▶ WRITTEN EXERCISE: In your copy, leave out the pictures; write out all the data exactly.

## Begin

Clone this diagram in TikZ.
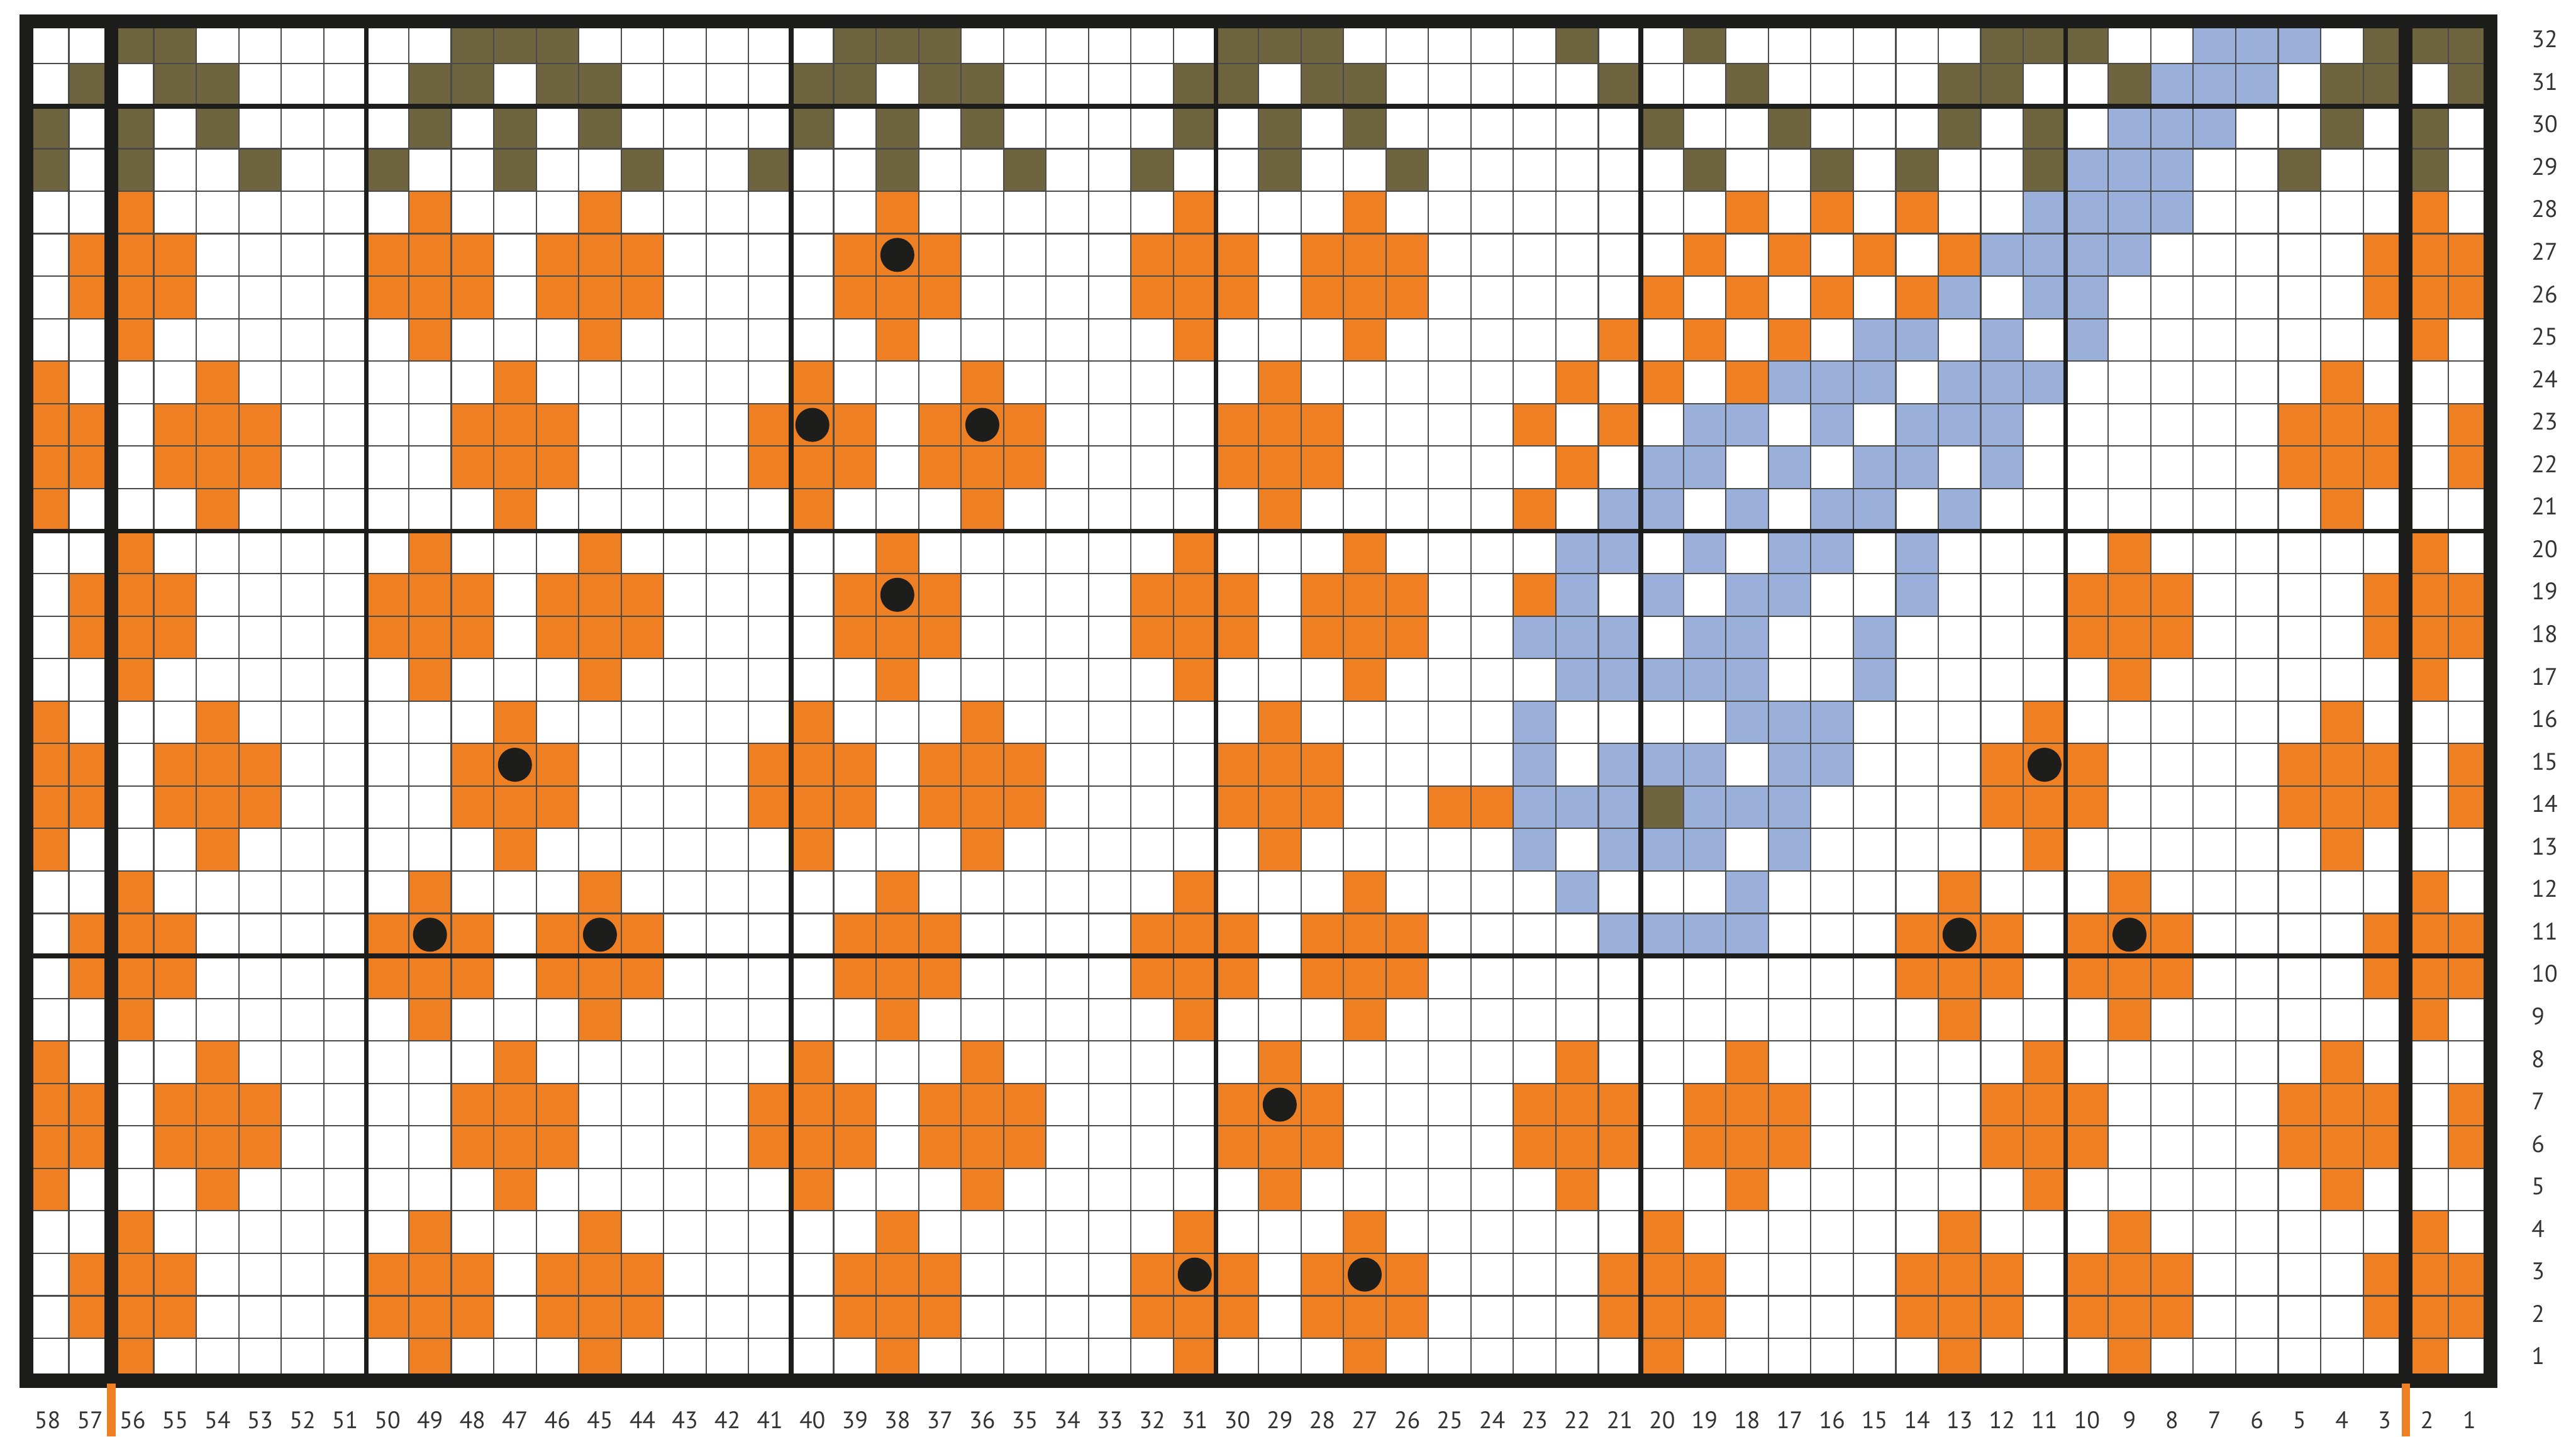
\documentclass[tikz,border=0pt]{standalone}
\usepackage{fontspec}
\setmainfont{PT Sans}
\usepackage{xcolor}
\usepackage{tikz}
\definecolor{potiron}{HTML}{EE7F22}
\definecolor{kaki}{HTML}{6F6440}
\definecolor{lavande}{HTML}{9AAFD9}
\definecolor{encre}{HTML}{1D1D1B}
\newcommand{\maille}[3]{\fill[#1] ({58-(#2)},{(#3)-1}) rectangle ++(1,1);}
\newcommand{\croix}[2]{\fill[potiron] ({58-(#1)},{(#2)-1}) -- ++(1,0) -- ++(0,1) -- ++(1,0) -- ++(0,2)
  -- ++(-1,0) -- ++(0,1) -- ++(-1,0) -- ++(0,-1) -- ++(-1,0) -- ++(0,-2) -- ++(1,0) -- cycle;}
\tikzset{
  fin/.style={draw=encre!80, line width=0.45pt},
  moyen/.style={draw=encre, line width=1.6pt},
  gros/.style={draw=encre, line width=4.7pt},
  numcol/.style={font=\fontsize{8}{9}\selectfont, text=encre!90, inner sep=0pt, anchor=base},
  numrang/.style={font=\fontsize{8}{9}\selectfont, text=encre!90, inner sep=0pt, anchor=base west},
  repere/.style={draw=potiron, line width=2.8pt},
}

\begin{document}
\begin{tikzpicture}[x=5mm,y=5mm]
  \useasboundingbox[fill=white] (-0.62,-1.31) rectangle (60.01,32.5);
  \fill[white] (0,0) rectangle (58,32);

  % croix orange, bandes de 4 rangs
  \begin{scope}
    \clip (0,0) rectangle (58,32);
    \foreach \r/\cs in {1/{56,49,45,38,31,27,20,13,9,2},
                        5/{58,54,47,40,36,29,22,18,11,4,0},
                        9/{56,49,45,38,31,27,13,9,2},
                        13/{58,54,47,40,36,29,11,4,0},
                        17/{56,49,45,38,31,27,9,2},
                        21/{58,54,47,40,36,29,4,0},
                        25/{56,49,45,38,31,27,2}}
      {\foreach \c in \cs {\croix{\c}{\r}}}
  \end{scope}

  \foreach \r/\cs in {28/{18,16,14}, 27/{19,17,15,13}, 26/{20,18,16,14}, 25/{21,19,17},
                      24/{22,20,18}, 23/{23,21}, 22/{22}, 21/{23}, 19/{23}, 14/{25,24}}
    {\foreach \c in \cs {\maille{potiron}{\c}{\r}}}

  % motif bleu
  \foreach \r/\cs in {32/{7,6,5}, 31/{8,7,6}, 30/{9,8,7}, 29/{10,9,8}, 28/{11,10,9,8},
                      27/{12,11,10,9}, 26/{13,11,10}, 25/{15,14,12,10},
                      24/{17,16,15,13,12,11}, 23/{19,18,16,14,13,12},
                      22/{20,19,17,15,14,12}, 21/{21,20,18,16,15,13},
                      20/{22,21,19,17,16,14}, 19/{22,20,18,17,14},
                      18/{23,22,21,19,18,15}, 17/{22,21,20,19,18,15},
                      16/{23,18,17,16}, 15/{23,21,20,19,17,16},
                      14/{23,22,21,19,18,17}, 13/{23,21,20,19,17},
                      12/{22,18}, 11/{21,20,19,18}}
    {\foreach \c in \cs {\maille{lavande}{\c}{\r}}}

  % bordure kaki
  \foreach \r/\cs in {32/{56,55,48,47,46,39,38,37,30,29,28,22,19,12,11,10,3,2,1},
                      31/{57,55,54,49,48,46,45,40,39,37,36,31,30,28,27,21,18,13,12,9,4,3,1},
                      30/{58,56,54,49,47,45,40,38,36,31,29,27,20,17,13,11,4,2},
                      29/{58,56,53,50,47,44,41,38,35,32,29,26,19,16,14,11,5,2},
                      14/{20}}
    {\foreach \c in \cs {\maille{kaki}{\c}{\r}}}

  \draw[fin] (0,0) grid[step=1] (58,32);
  \foreach \x in {8,18,28,38,48} \draw[moyen] (\x,0) -- (\x,32);
  \foreach \y in {10,20,30} \draw[moyen] (0,\y) -- (58,\y);
  \draw[gros] (2,0) -- (2,32);
  \draw[gros] (56,0) -- (56,32);
  \draw[gros] (0,0) rectangle (58,32);

  \foreach \c/\r in {38/27, 40/23, 36/23, 38/19, 47/15, 49/11, 45/11,
                     31/3, 27/3, 29/7, 11/15, 13/11, 9/11}
    \fill[encre] ({58.5-\c},{\r-0.5}) circle (0.4);

  \draw[repere] (2,-0.06) -- (2,-1.31);
  \draw[repere] (56,-0.06) -- (56,-1.31);

  \foreach \c in {1,...,58}
    \node[numcol] (c\c) at ({58.5-\c},-1.13) {\c};
  \foreach \r in {1,...,32}
    \node[numrang] (r\r) at (58.95,{\r-0.62}) {\r};
\end{tikzpicture}
\end{document}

## End

▶ WRITTEN ANSWER:
Clone this diagram in TikZ.
\documentclass[tikz,border=0pt]{standalone}
\usepackage{fontspec}
\setmainfont{PT Sans}
\usepackage{xcolor}
\usepackage{tikz}
\definecolor{potiron}{HTML}{EE7F22}
\definecolor{kaki}{HTML}{6F6440}
\definecolor{lavande}{HTML}{9AAFD9}
\definecolor{encre}{HTML}{1D1D1B}
\newcommand{\maille}[3]{\fill[#1] ({58-(#2)},{(#3)-1}) rectangle ++(1,1);}
\newcommand{\croix}[2]{\fill[potiron] ({58-(#1)},{(#2)-1}) -- ++(1,0) -- ++(0,1) -- ++(1,0) -- ++(0,2)
  -- ++(-1,0) -- ++(0,1) -- ++(-1,0) -- ++(0,-1) -- ++(-1,0) -- ++(0,-2) -- ++(1,0) -- cycle;}
\tikzset{
  fin/.style={draw=encre!80, line width=0.45pt},
  moyen/.style={draw=encre, line width=1.6pt},
  gros/.style={draw=encre, line width=4.7pt},
  numcol/.style={font=\fontsize{8}{9}\selectfont, text=encre!90, inner sep=0pt, anchor=base},
  numrang/.style={font=\fontsize{8}{9}\selectfont, text=encre!90, inner sep=0pt, anchor=base west},
  repere/.style={draw=potiron, line width=2.8pt},
}

\begin{document}
\begin{tikzpicture}[x=5mm,y=5mm]
  \useasboundingbox[fill=white] (-0.62,-1.31) rectangle (60.01,32.5);
  \fill[white] (0,0) rectangle (58,32);

  % croix orange, bandes de 4 rangs
  \begin{scope}
    \clip (0,0) rectangle (58,32);
    \foreach \r/\cs in {1/{56,49,45,38,31,27,20,13,9,2},
                        5/{58,54,47,40,36,29,22,18,11,4,0},
                        9/{56,49,45,38,31,27,13,9,2},
                        13/{58,54,47,40,36,29,11,4,0},
                        17/{56,49,45,38,31,27,9,2},
                        21/{58,54,47,40,36,29,4,0},
                        25/{56,49,45,38,31,27,2}}
      {\foreach \c in \cs {\croix{\c}{\r}}}
  \end{scope}

  \foreach \r/\cs in {28/{18,16,14}, 27/{19,17,15,13}, 26/{20,18,16,14}, 25/{21,19,17},
                      24/{22,20,18}, 23/{23,21}, 22/{22}, 21/{23}, 19/{23}, 14/{25,24}}
    {\foreach \c in \cs {\maille{potiron}{\c}{\r}}}

  % motif bleu
  \foreach \r/\cs in {32/{7,6,5}, 31/{8,7,6}, 30/{9,8,7}, 29/{10,9,8}, 28/{11,10,9,8},
                      27/{12,11,10,9}, 26/{13,11,10}, 25/{15,14,12,10},
                      24/{17,16,15,13,12,11}, 23/{19,18,16,14,13,12},
                      22/{20,19,17,15,14,12}, 21/{21,20,18,16,15,13},
                      20/{22,21,19,17,16,14}, 19/{22,20,18,17,14},
                      18/{23,22,21,19,18,15}, 17/{22,21,20,19,18,15},
                      16/{23,18,17,16}, 15/{23,21,20,19,17,16},
                      14/{23,22,21,19,18,17}, 13/{23,21,20,19,17},
                      12/{22,18}, 11/{21,20,19,18}}
    {\foreach \c in \cs {\maille{lavande}{\c}{\r}}}

  % bordure kaki
  \foreach \r/\cs in {32/{56,55,48,47,46,39,38,37,30,29,28,22,19,12,11,10,3,2,1},
                      31/{57,55,54,49,48,46,45,40,39,37,36,31,30,28,27,21,18,13,12,9,4,3,1},
                      30/{58,56,54,49,47,45,40,38,36,31,29,27,20,17,13,11,4,2},
                      29/{58,56,53,50,47,44,41,38,35,32,29,26,19,16,14,11,5,2},
                      14/{20}}
    {\foreach \c in \cs {\maille{kaki}{\c}{\r}}}

  \draw[fin] (0,0) grid[step=1] (58,32);
  \foreach \x in {8,18,28,38,48} \draw[moyen] (\x,0) -- (\x,32);
  \foreach \y in {10,20,30} \draw[moyen] (0,\y) -- (58,\y);
  \draw[gros] (2,0) -- (2,32);
  \draw[gros] (56,0) -- (56,32);
  \draw[gros] (0,0) rectangle (58,32);

  \foreach \c/\r in {38/27, 40/23, 36/23, 38/19, 47/15, 49/11, 45/11,
                     31/3, 27/3, 29/7, 11/15, 13/11, 9/11}
    \fill[encre] ({58.5-\c},{\r-0.5}) circle (0.4);

  \draw[repere] (2,-0.06) -- (2,-1.31);
  \draw[repere] (56,-0.06) -- (56,-1.31);

  \foreach \c in {1,...,58}
    \node[numcol] (c\c) at ({58.5-\c},-1.13) {\c};
  \foreach \r in {1,...,32}
    \node[numrang] (r\r) at (58.95,{\r-0.62}) {\r};
\end{tikzpicture}
\end{document}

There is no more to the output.